The nationalist former premier Vojislav Kostunica's Democratic Party of Serbia said Belgrade had 'capitulated' and 'handed the fate of Kosovo and the whole Serbia to Washington and Brussels bureaucrats.'

The opposition accused Tadic, who has limited formal authority but in fact holds more power in his hands than any other politician in Serbia, of lying to the nation by promising to keep Kosovo Serbian over the past two years since it declared independence.

Whilst the government insists it had not sold out on its stance that Kosovo belonged to Serbia, the UN resolution implies - at least in practical terms - that the two sides will now approach each other as independent parties trying to regulate their relatoins as neighbours.

The daily Politika quoted sources as saying that the talks under EU auspices between Serbia and Kosovo on technical issues - such as power supply and transport, via customs affairs and passport issues to practicalities such as the mutual recognition of education standards - may begin as early as this year.

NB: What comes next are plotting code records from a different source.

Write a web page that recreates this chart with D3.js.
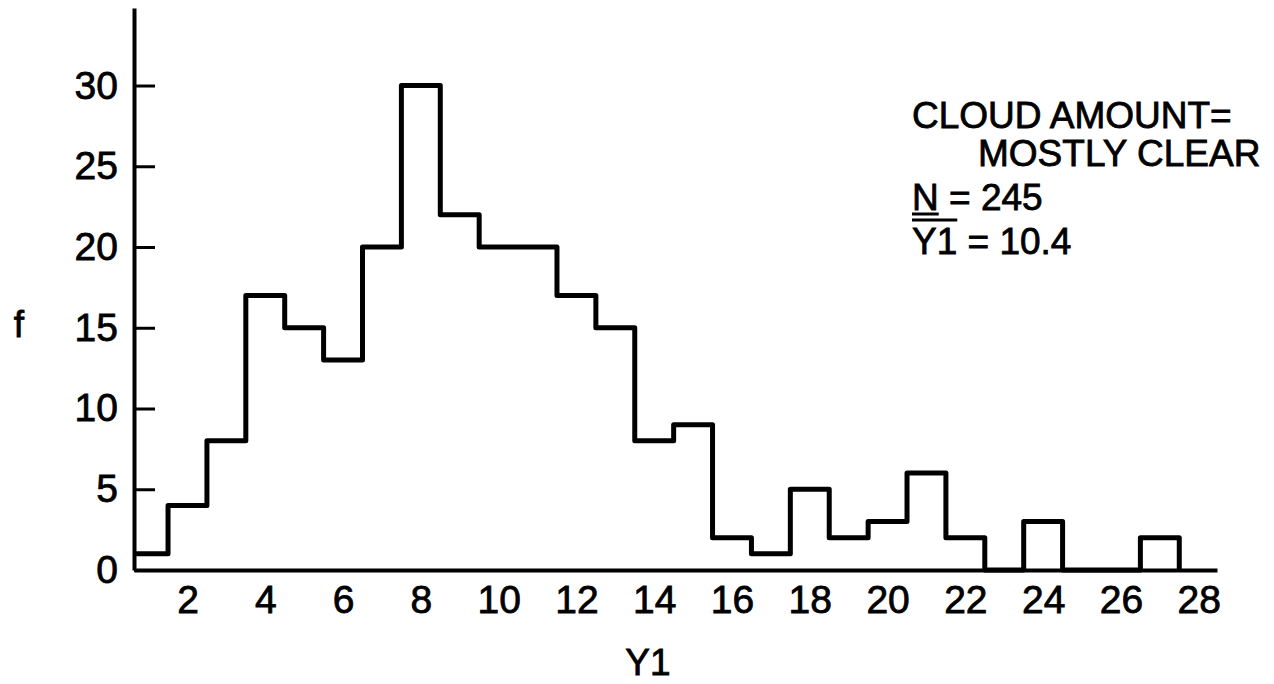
<!DOCTYPE html>
<html>
<head>
	<title>Cloud amount histogram</title>
	<style type="text/css">
		body {
			margin: 0;
			background: #fff;
		}

		svg text {
			font-family: "Liberation Sans", Arial, sans-serif;
			fill: #000;
			stroke: #000;
			stroke-width: 0.8px;
		}

		.axis text {
			font-size: 39px;
		}

		.axis path {
			stroke: #000;
			stroke-width: 4px;
		}

		.axis line {
			stroke: #000;
			stroke-width: 3px;
		}

		.note {
			font-size: 37px;
		}
	</style>
	<script src="https://d3js.org/d3.v7.min.js"></script>
</head>
<body>
<script type="text/javascript">
	// histogram bins (centre of each bin on Y1) and their frequencies
	var binCenters = [1, 2, 3, 4, 5, 6, 7, 8, 9, 10, 11, 12, 13, 14, 15, 16, 17, 18, 19, 20, 21, 22, 23, 24, 25, 26, 27];
	var counts = [1, 4, 8, 17, 15, 13, 20, 30, 22, 20, 20, 17, 15, 8, 9, 2, 1, 5, 2, 3, 6, 2, 0, 3, 0, 0, 2];

	var xTicks = [2, 4, 6, 8, 10, 12, 14, 16, 18, 20, 22, 24, 26, 28];
	var yTicks = [0, 5, 10, 15, 20, 25, 30];

	var noteLines = ["CLOUD AMOUNT=", "MOSTLY CLEAR"];
	var nLabel = "N", nValue = "245";
	var meanLabel = "Y1", meanValue = "10.4";

	var svg = d3.select("body").append("svg")
		.attr("width", 1274)
		.attr("height", 684);

	var x = d3.scaleLinear().domain([0.625, 28.47]).range([134, 1217]),
		y = d3.scaleLinear().domain([0, 34.8]).range([570, 8]);

	// x axis: no tick marks, just the line and labels
	svg.append("g")
		.attr("class", "axis")
		.attr("transform", "translate(0," + y(0) + ")")
		.call(d3.axisBottom(x).tickValues(xTicks).tickSize(0).tickPadding(15).tickFormat(d3.format("d")));

	// y axis with ticks pointing into the plot
	svg.append("g")
		.attr("class", "axis")
		.attr("transform", "translate(" + x(0.625) + ",0)")
		.call(d3.axisLeft(y).tickValues(yTicks).tickSizeInner(-21).tickSizeOuter(0).tickPadding(16));

	svg.selectAll(".axis text").attr("font-family", null);

	// step outline of the histogram
	var pts = [];
	binCenters.forEach(function(c, i) {
		pts.push([Math.max(c - 0.5, x.domain()[0]), counts[i]]);
		pts.push([c + 0.5, counts[i]]);
	});
	pts.push([binCenters[binCenters.length - 1] + 0.5, 0]);

	svg.append("path")
		.datum(pts)
		.attr("fill", "none")
		.attr("stroke", "#000")
		.attr("stroke-width", 5)
		.attr("stroke-linejoin", "round")
		.attr("d", d3.line().x(function(d) { return x(d[0]); }).y(function(d) { return y(d[1]); }));

	// axis titles
	svg.append("text")
		.attr("class", "note")
		.attr("x", 19)
		.attr("y", 337)
		.attr("text-anchor", "middle")
		.text("f");

	svg.append("text")
		.attr("class", "note")
		.attr("x", 648)
		.attr("y", 675)
		.attr("text-anchor", "middle")
		.text("Y1");

	// annotation block
	svg.append("text").attr("class", "note").attr("x", 912).attr("y", 128).text(noteLines[0]);
	svg.append("text").attr("class", "note").attr("x", 978).attr("y", 166).text(noteLines[1]);

	var nText = svg.append("text").attr("class", "note").attr("x", 912).attr("y", 210);
	nText.append("tspan").text(nLabel);
	nText.append("tspan").text(" = " + nValue);
	var nW = nText.node().getSubStringLength(0, nLabel.length);
	svg.append("line")
		.attr("x1", 912).attr("x2", 912 + nW)
		.attr("y1", 214).attr("y2", 214)
		.attr("stroke", "#000").attr("stroke-width", 3);

	var mText = svg.append("text").attr("class", "note").attr("x", 912).attr("y", 254);
	mText.append("tspan").text(meanLabel);
	mText.append("tspan").text(" = " + meanValue);
	var mW = mText.node().getSubStringLength(0, meanLabel.length);
	svg.append("line")
		.attr("x1", 912).attr("x2", 912 + mW)
		.attr("y1", 220).attr("y2", 220)
		.attr("stroke", "#000").attr("stroke-width", 3);
</script>
</body>
</html>
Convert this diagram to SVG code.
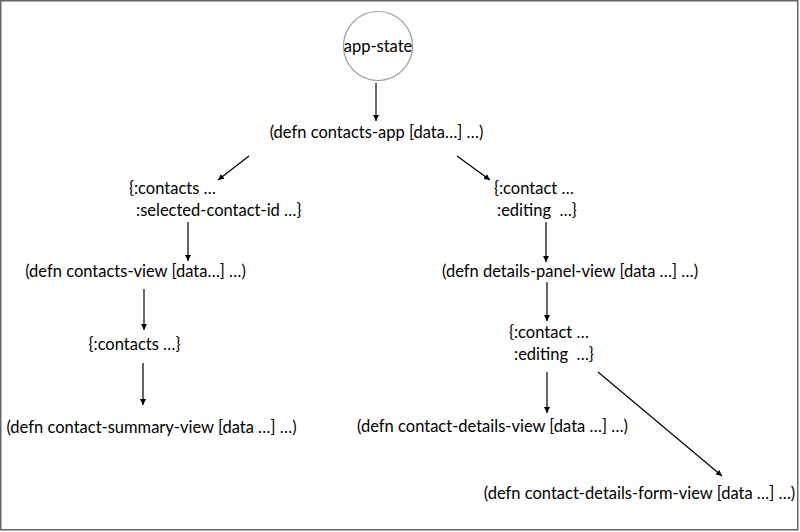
<svg xmlns="http://www.w3.org/2000/svg" width="800" height="532" viewBox="0 0 800 532">
<defs>
<marker id="ah" viewBox="0 0 10 10" refX="10" refY="5" markerWidth="6" markerHeight="6" markerUnits="userSpaceOnUse" orient="auto">
<path d="M0,0 L10,5 L0,10 z" fill="#000"/>
</marker>
<style>
.t{font-family:"Lato","Open Sans","DejaVu Sans",sans-serif;font-size:16.5px;fill:#000;white-space:pre}
.m{text-anchor:middle}
.c line{stroke:#000;stroke-width:1.2;marker-end:url(#ah)}
</style>
</defs>
<rect x="0.75" y="0.75" width="797" height="529" fill="#fff" stroke="#666" stroke-width="1.5"/>
<g id="app-state">
<circle cx="378" cy="46" r="34.5" fill="#fff" stroke="#999" stroke-width="1.2"/>
<text class="t m" x="378" y="52">app-state</text>
</g>
<g id="contacts-app"><text class="t m" x="376.5" y="138">(defn contacts-app [data…] …)</text></g>
<g id="contacts-data">
<text class="t" x="129" y="194">{:contacts …</text>
<text class="t" x="136" y="216">:selected-contact-id …}</text>
</g>
<g id="contact-data">
<text class="t" x="494" y="194">{:contact …</text>
<text class="t" x="497" y="216" xml:space="preserve">:editing  …}</text>
</g>
<g id="contacts-view"><text class="t m" x="135.5" y="277">(defn contacts-view [data…] …)</text></g>
<g id="contacts-list"><text class="t m" x="134.5" y="350">{:contacts …}</text></g>
<g id="contact-summary-view"><text class="t m" x="151.5" y="433">(defn contact-summary-view [data …] …)</text></g>
<g id="details-panel-view"><text class="t m" x="570" y="277">(defn details-panel-view [data …] …)</text></g>
<g id="contact-editing">
<text class="t" x="509" y="338">{:contact …</text>
<text class="t" x="514" y="360" xml:space="preserve">:editing  …}</text>
</g>
<g id="contact-details-view"><text class="t m" x="492.5" y="432">(defn contact-details-view [data …] …)</text></g>
<g id="contact-details-form-view"><text class="t m" x="639.5" y="499">(defn contact-details-form-view [data …] …)</text></g>
<g id="connectors" class="c">
<line x1="376" y1="83" x2="376" y2="121"/>
<line x1="249" y1="156" x2="218" y2="180"/>
<line x1="457" y1="156" x2="490" y2="180"/>
<line x1="188" y1="222" x2="188" y2="261"/>
<line x1="144" y1="289" x2="144" y2="330"/>
<line x1="143" y1="363" x2="143" y2="405"/>
<line x1="546" y1="222" x2="546" y2="262"/>
<line x1="547" y1="282" x2="547" y2="321"/>
<line x1="547" y1="372" x2="547" y2="413"/>
<line x1="598" y1="372" x2="722" y2="476"/>
</g>
</svg>
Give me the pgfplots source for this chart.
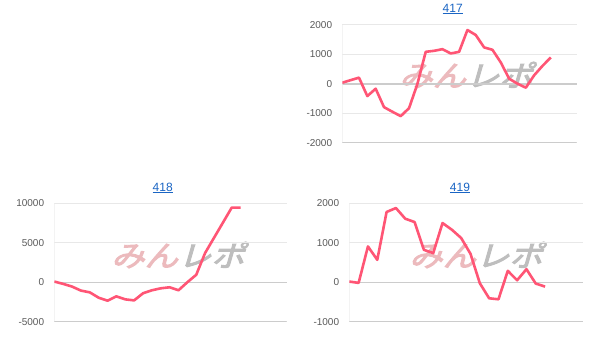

'Once again we have defeated ourselves,' a commentator told Belgrade TV broadcaster B92.

Regardless of the outcome of the political crisis in Serbia itself, it is also unclear what comes next in its relations with Kosovo and also the EU.

Jeremic may face unemployment, but before he left New York, he told the General Assembly that Serbia would 'never tire' of not recognizing Kosovo and his remarks were echoed by the pro-European G17 party, a junior partner in Tadic's ruling coalition.

'We believe that Serbia's European integrations must accelerate, but that at the same time Serbia must never recognize Kosovo,' a high-ranking G17 official, Suzana Grubjesic, told reporters in Belgrade.

What is clear is that by taking the bitter pill of at least nodding in the direction of Kosovo, Serbia created itself room to another attempt at approaching EU membership, after remaining on collision course over the past few years.

But it took somebody in Kosovo to point it out bluntly to Serbs - the Pristinqa daily Koha Ditore said that Serbia will 'benefit' from its own diplomatic defeat, beacuse the compromise over Kosovo opens doors to its European aspirations.